To overcome this problem, Charter Spectrum sought to improve customer service dramatically and also improve the overall level of service quality. At the same time, the company worked on a re-branding, and began the process of overhauling its aging infrastructure acquired from Time Warner Cable. The company is also working to address the issue of net neutrality, which has once again entered the spotlight as an important issue impacting the future development of digital broadband services.
The next step is the most exciting step – and that’s the rollout of innovative new services and products, including those made possible by the development of 5G Internet infrastructure. In a best-case scenario, that will lead to faster speeds, which everyone agrees is necessary for the next generation of online video screening (as well as whatever comes next).
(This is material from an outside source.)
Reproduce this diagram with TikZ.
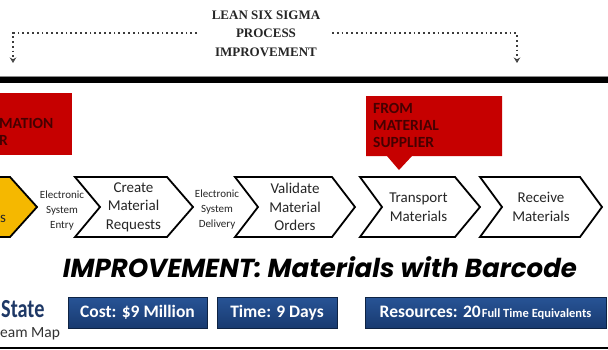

Of course, a big merger doesn’t occur overnight. There are a lot of important steps that need to be taken over the next 12 months. But 2017 is shaping up to be a very important year for Charter Spectrum, especially as it develops the next generation of digital services. Spectrum has the opportunity to become a brand synonymous with high quality, great customer service and innovative products, all offered at a price point that’s attractive to consumers.